■ Problem: Print the entries below exactly as they appear, from the first line up to and including the line with "(0,0) rectangle (1242,818);". Do not print any pictures.

■ Code that draws figures:

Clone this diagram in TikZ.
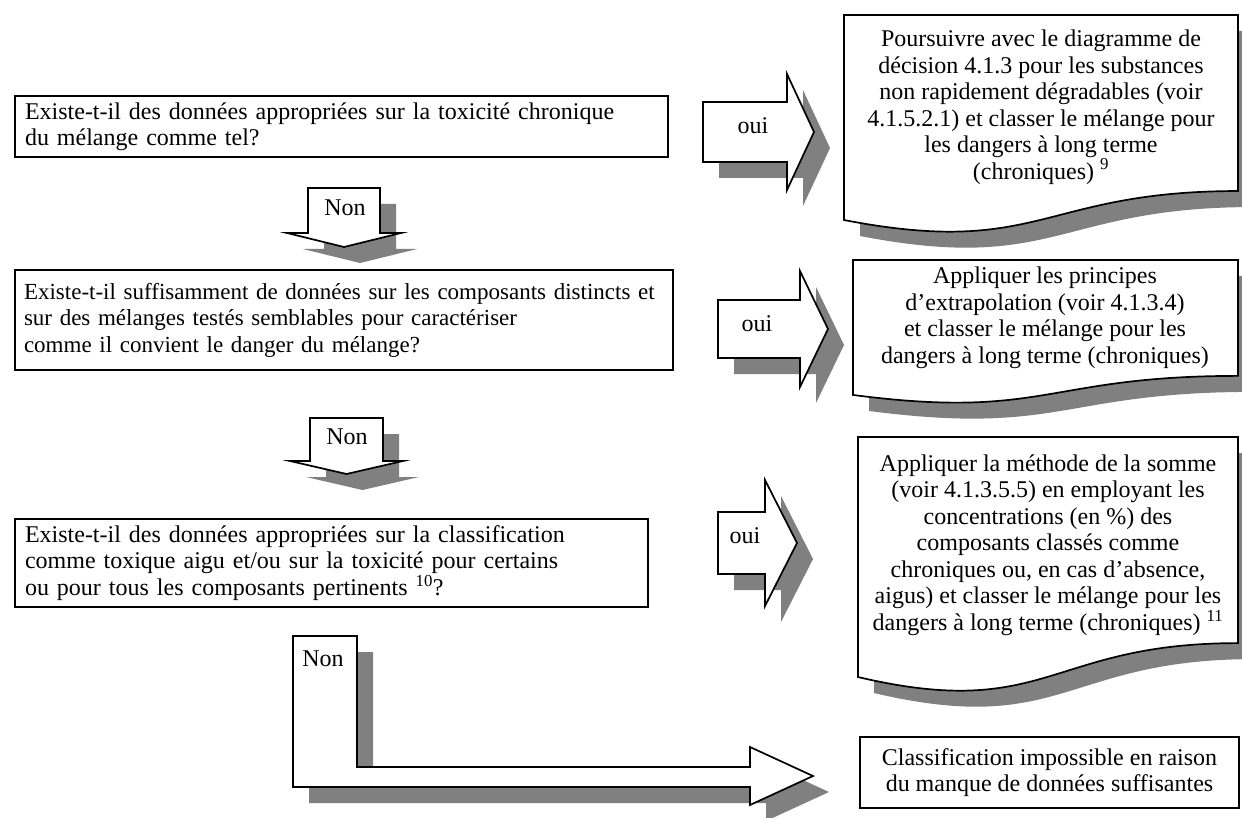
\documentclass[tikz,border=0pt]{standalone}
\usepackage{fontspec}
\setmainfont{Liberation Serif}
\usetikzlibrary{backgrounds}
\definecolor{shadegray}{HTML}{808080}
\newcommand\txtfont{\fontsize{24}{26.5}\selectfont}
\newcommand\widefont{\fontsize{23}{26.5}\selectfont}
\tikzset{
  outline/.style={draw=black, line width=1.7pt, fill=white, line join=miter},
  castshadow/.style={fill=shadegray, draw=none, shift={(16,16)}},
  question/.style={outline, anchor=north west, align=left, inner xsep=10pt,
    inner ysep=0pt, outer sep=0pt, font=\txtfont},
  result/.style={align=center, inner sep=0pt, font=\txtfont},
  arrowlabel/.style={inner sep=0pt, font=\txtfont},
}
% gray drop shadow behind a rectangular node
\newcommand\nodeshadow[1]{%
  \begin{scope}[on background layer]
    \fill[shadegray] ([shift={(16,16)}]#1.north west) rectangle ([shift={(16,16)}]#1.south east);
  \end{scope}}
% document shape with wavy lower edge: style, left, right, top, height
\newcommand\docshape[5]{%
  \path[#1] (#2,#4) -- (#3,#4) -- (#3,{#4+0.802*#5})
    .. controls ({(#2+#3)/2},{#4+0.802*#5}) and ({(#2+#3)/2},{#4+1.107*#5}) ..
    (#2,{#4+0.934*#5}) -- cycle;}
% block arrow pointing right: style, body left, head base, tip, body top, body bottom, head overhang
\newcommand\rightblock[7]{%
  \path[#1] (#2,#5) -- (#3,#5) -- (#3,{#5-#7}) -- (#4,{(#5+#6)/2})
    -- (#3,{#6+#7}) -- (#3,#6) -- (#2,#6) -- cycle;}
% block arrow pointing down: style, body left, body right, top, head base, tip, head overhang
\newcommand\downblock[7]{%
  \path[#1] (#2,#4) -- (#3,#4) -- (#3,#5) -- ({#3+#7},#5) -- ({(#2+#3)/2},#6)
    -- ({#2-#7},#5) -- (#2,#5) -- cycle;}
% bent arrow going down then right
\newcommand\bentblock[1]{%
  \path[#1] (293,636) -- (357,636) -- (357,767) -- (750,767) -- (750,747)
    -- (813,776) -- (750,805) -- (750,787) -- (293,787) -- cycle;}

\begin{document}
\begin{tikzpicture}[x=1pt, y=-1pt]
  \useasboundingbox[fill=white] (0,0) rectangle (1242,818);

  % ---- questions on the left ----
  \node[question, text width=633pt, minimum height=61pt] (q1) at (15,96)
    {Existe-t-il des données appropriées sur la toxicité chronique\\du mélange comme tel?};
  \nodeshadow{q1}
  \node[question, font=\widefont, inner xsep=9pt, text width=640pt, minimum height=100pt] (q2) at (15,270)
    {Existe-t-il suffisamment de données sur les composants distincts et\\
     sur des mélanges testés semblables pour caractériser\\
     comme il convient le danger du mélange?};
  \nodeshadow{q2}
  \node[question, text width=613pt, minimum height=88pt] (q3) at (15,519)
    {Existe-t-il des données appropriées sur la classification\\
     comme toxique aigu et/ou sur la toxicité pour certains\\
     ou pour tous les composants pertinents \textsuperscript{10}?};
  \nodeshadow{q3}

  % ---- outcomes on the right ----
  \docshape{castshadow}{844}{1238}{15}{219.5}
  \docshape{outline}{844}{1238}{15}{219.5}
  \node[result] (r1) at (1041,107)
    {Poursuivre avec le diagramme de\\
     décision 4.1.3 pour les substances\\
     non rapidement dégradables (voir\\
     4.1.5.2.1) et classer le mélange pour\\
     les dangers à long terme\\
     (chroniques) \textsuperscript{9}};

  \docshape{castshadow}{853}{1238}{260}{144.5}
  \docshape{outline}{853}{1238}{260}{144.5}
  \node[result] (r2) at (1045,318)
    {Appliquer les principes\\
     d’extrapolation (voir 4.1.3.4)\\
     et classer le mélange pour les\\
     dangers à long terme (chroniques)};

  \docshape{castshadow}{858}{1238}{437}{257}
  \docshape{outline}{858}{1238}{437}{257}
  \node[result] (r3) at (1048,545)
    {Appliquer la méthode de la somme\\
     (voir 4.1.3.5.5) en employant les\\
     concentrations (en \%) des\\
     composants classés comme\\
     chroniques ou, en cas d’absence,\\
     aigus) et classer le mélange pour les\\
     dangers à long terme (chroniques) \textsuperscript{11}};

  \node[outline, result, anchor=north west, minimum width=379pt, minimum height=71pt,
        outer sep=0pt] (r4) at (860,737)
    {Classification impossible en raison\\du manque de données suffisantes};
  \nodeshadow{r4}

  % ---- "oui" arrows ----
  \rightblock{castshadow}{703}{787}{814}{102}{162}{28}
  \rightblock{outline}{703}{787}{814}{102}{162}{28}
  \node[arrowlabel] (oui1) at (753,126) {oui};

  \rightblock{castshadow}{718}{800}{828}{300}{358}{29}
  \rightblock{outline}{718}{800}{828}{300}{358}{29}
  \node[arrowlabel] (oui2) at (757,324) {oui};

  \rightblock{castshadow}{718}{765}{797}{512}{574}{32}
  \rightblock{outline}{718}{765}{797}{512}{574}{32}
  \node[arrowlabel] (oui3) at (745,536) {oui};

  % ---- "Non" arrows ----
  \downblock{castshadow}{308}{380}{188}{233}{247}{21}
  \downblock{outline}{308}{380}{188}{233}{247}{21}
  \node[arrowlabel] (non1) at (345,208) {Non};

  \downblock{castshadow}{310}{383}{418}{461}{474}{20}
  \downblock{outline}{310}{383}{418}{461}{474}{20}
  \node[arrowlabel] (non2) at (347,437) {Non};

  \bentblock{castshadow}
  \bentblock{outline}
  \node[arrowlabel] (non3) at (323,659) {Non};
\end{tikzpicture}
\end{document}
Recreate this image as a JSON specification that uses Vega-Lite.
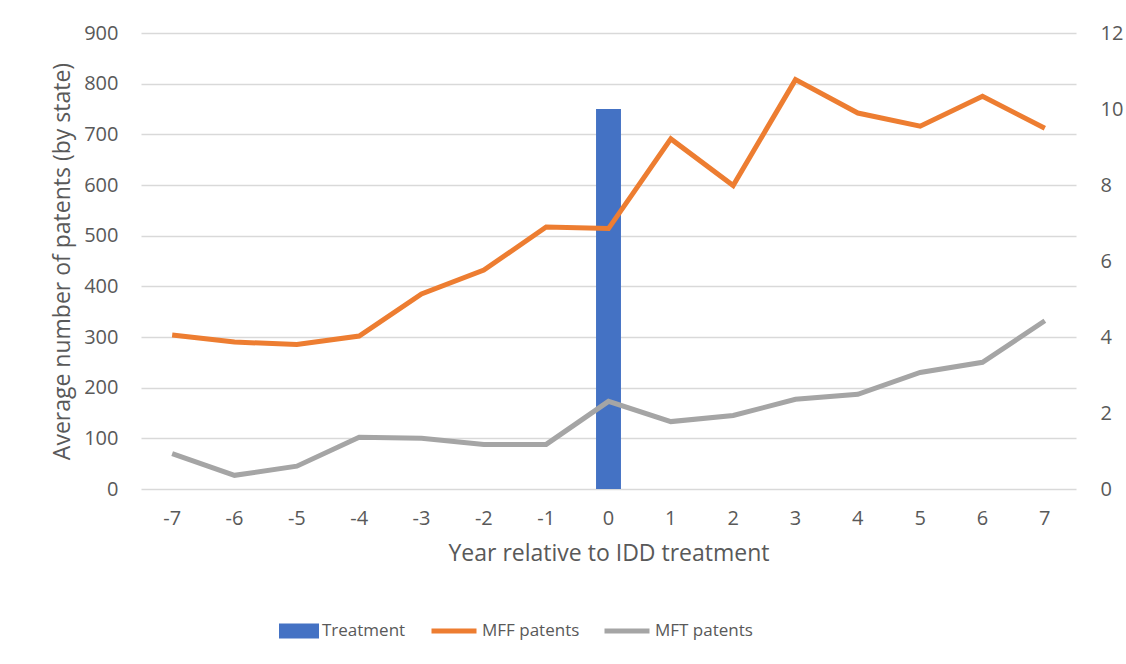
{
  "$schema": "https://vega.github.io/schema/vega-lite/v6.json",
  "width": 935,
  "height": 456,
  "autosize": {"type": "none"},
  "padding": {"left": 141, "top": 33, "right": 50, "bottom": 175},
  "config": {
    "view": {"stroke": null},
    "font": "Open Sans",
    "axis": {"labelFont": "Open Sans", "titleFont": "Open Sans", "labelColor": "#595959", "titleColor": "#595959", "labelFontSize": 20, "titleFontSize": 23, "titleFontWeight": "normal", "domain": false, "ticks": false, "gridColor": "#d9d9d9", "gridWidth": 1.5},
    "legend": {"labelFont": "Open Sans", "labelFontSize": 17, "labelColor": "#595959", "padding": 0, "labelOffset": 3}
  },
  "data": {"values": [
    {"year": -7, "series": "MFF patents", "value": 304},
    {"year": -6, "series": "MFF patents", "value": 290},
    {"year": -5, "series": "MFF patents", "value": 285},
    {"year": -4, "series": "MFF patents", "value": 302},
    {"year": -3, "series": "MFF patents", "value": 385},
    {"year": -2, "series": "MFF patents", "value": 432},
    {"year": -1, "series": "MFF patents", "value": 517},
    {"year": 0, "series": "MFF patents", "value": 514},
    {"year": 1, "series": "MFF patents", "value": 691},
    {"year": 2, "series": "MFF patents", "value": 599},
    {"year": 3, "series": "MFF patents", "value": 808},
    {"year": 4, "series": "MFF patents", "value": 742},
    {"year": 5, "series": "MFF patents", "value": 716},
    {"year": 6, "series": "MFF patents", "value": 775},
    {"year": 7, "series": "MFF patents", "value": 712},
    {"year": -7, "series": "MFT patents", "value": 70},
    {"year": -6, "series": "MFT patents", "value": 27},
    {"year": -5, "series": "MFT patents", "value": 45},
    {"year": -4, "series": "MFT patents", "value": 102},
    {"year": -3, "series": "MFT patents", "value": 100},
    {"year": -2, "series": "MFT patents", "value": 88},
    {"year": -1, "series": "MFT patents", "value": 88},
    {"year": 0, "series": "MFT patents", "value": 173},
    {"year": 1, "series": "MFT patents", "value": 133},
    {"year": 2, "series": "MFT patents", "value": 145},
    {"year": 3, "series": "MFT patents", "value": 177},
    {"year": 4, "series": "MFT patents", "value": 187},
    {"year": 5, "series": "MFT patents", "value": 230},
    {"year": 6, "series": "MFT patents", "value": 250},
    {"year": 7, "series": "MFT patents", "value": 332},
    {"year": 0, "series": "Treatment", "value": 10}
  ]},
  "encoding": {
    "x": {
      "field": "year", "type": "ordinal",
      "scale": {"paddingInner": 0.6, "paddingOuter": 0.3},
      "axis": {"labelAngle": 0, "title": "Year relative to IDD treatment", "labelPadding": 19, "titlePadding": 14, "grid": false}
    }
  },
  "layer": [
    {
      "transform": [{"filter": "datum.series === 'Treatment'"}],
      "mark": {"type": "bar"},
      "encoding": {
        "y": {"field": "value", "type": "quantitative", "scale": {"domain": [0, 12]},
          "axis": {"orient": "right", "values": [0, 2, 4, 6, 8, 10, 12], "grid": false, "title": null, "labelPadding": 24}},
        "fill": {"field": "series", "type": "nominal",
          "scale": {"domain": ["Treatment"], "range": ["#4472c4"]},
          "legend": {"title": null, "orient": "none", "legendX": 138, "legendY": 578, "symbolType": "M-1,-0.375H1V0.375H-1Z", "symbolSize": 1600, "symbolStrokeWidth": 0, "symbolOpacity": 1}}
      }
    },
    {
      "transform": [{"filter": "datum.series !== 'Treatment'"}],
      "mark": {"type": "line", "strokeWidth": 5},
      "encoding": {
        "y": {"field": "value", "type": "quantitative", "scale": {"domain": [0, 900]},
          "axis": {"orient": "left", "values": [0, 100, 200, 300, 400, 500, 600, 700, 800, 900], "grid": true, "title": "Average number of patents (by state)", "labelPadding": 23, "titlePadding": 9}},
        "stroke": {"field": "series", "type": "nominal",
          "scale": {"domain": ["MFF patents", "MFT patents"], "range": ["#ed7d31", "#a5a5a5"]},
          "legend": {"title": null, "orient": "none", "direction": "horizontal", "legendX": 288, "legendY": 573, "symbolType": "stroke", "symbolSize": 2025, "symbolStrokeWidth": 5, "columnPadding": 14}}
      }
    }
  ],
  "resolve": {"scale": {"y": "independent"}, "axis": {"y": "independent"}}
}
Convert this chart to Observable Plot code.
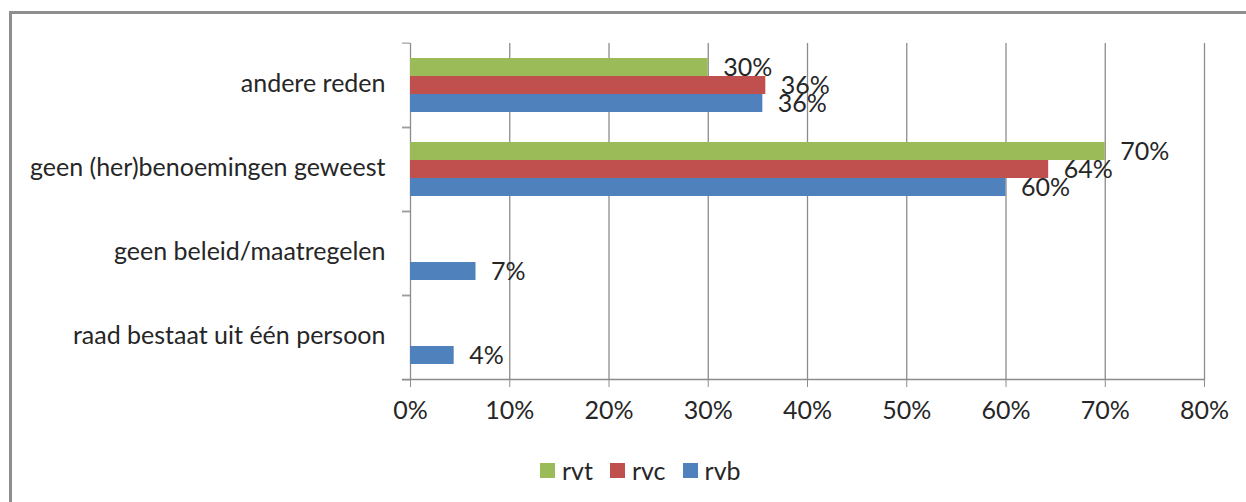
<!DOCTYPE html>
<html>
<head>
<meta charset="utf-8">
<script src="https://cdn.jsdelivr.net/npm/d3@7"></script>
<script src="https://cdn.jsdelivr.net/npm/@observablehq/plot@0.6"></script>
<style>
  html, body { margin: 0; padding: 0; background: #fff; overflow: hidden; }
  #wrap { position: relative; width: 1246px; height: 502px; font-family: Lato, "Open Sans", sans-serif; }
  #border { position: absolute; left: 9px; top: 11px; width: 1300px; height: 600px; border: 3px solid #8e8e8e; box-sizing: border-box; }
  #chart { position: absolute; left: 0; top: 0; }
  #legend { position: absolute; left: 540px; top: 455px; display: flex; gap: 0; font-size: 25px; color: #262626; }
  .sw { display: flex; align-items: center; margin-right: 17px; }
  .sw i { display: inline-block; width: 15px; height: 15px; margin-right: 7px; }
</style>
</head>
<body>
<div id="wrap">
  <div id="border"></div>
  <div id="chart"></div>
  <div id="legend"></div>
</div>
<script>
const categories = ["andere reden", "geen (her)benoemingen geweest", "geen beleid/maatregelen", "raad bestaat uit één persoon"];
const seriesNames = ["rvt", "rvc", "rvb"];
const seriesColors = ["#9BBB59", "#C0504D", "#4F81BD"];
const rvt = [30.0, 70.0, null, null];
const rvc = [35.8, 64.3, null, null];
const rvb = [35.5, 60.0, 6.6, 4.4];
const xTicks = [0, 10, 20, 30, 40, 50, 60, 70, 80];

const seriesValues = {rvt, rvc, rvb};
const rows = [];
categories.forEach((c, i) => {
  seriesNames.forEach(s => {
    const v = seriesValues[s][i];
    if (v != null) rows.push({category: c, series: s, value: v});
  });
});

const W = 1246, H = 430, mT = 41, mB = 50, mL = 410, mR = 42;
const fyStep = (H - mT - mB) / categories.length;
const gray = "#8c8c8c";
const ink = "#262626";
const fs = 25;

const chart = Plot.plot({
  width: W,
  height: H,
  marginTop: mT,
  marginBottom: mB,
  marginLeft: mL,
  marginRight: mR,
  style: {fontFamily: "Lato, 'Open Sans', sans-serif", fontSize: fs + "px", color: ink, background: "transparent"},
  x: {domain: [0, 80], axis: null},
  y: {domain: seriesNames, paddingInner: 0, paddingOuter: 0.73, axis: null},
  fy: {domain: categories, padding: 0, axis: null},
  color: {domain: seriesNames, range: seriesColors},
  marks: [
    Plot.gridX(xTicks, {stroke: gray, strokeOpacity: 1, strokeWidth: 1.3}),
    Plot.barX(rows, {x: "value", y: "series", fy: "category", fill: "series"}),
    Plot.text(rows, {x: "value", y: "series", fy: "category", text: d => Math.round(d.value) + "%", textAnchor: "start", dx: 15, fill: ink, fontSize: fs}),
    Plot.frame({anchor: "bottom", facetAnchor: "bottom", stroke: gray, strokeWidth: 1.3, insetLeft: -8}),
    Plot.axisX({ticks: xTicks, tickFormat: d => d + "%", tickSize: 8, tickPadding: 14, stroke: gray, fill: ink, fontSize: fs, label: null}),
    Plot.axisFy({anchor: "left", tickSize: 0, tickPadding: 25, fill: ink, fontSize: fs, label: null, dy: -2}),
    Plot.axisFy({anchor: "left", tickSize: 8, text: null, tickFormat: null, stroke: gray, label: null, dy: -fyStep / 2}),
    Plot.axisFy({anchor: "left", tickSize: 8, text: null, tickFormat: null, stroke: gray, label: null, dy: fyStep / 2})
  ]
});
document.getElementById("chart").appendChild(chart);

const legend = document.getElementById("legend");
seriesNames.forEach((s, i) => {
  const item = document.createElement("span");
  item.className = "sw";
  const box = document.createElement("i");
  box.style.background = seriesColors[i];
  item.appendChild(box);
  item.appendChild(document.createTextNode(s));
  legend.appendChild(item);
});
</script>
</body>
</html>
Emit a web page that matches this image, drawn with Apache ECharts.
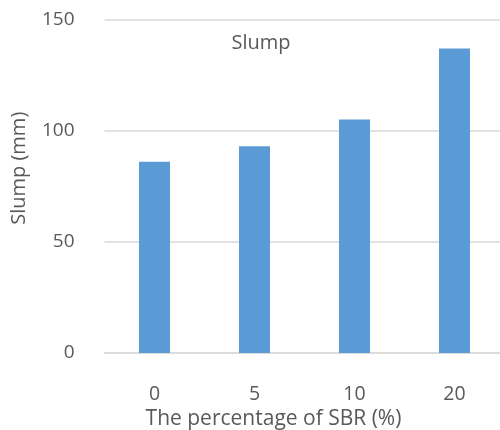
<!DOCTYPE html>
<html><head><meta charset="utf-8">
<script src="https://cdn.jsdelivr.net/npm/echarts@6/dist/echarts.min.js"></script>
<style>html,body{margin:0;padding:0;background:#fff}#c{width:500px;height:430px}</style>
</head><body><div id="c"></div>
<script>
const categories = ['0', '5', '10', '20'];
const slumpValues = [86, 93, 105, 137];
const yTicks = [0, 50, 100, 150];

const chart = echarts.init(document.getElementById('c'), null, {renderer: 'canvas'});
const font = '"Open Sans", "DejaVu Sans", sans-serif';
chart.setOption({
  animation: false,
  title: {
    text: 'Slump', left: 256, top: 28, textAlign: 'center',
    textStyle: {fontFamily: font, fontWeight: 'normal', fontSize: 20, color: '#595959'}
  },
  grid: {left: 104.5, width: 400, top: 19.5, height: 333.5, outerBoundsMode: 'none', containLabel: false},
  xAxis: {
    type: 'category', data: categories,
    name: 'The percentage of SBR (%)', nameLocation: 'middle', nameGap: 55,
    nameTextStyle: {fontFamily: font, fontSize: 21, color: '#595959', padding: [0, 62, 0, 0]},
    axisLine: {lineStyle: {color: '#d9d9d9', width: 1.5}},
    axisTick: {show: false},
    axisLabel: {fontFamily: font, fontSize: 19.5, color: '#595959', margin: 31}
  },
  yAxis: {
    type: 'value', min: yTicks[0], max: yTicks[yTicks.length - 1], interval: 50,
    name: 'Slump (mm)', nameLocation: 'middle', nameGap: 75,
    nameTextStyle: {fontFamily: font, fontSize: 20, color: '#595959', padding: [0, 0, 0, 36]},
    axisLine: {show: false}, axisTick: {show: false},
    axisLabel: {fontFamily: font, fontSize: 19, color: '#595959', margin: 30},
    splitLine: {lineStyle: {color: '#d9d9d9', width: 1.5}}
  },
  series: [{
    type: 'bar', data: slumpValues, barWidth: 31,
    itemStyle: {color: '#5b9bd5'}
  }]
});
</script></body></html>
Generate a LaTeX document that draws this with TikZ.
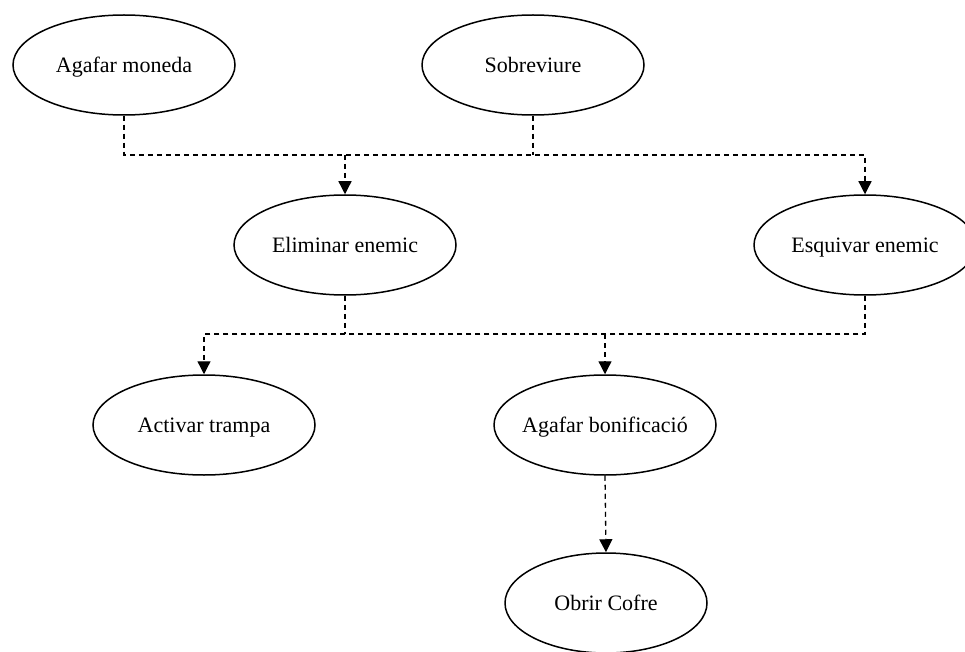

■ Answer to the task:
Clone this diagram in TikZ.
\documentclass[tikz,border=0pt]{standalone}
\usepackage{fontspec}
\setmainfont{Liberation Serif}
\usetikzlibrary{backgrounds}
\definecolor{shadegray}{HTML}{808080}
\newcommand\txtfont{\fontsize{24}{26.5}\selectfont}
\newcommand\widefont{\fontsize{23}{26.5}\selectfont}
\tikzset{
  outline/.style={draw=black, line width=1.7pt, fill=white, line join=miter},
  castshadow/.style={fill=shadegray, draw=none, shift={(16,16)}},
  question/.style={outline, anchor=north west, align=left, inner xsep=10pt,
    inner ysep=0pt, outer sep=0pt, font=\txtfont},
  result/.style={align=center, inner sep=0pt, font=\txtfont},
  arrowlabel/.style={inner sep=0pt, font=\txtfont},
}
% gray drop shadow behind a rectangular node
\newcommand\nodeshadow[1]{%
  \begin{scope}[on background layer]
    \fill[shadegray] ([shift={(16,16)}]#1.north west) rectangle ([shift={(16,16)}]#1.south east);
  \end{scope}}
% document shape with wavy lower edge: style, left, right, top, height
\newcommand\docshape[5]{%
  \path[#1] (#2,#4) -- (#3,#4) -- (#3,{#4+0.802*#5})
    .. controls ({(#2+#3)/2},{#4+0.802*#5}) and ({(#2+#3)/2},{#4+1.107*#5}) ..
    (#2,{#4+0.934*#5}) -- cycle;}
% block arrow pointing right: style, body left, head base, tip, body top, body bottom, head overhang
\newcommand\rightblock[7]{%
  \path[#1] (#2,#5) -- (#3,#5) -- (#3,{#5-#7}) -- (#4,{(#5+#6)/2})
    -- (#3,{#6+#7}) -- (#3,#6) -- (#2,#6) -- cycle;}
% block arrow pointing down: style, body left, body right, top, head base, tip, head overhang
\newcommand\downblock[7]{%
  \path[#1] (#2,#4) -- (#3,#4) -- (#3,#5) -- ({#3+#7},#5) -- ({(#2+#3)/2},#6)
    -- ({#2-#7},#5) -- (#2,#5) -- cycle;}
% bent arrow going down then right
\newcommand\bentblock[1]{%
  \path[#1] (293,636) -- (357,636) -- (357,767) -- (750,767) -- (750,747)
    -- (813,776) -- (750,805) -- (750,787) -- (293,787) -- cycle;}

\begin{document}
\begin{tikzpicture}[x=1pt, y=-1pt]
  \useasboundingbox[fill=white] (0,0) rectangle (1242,818);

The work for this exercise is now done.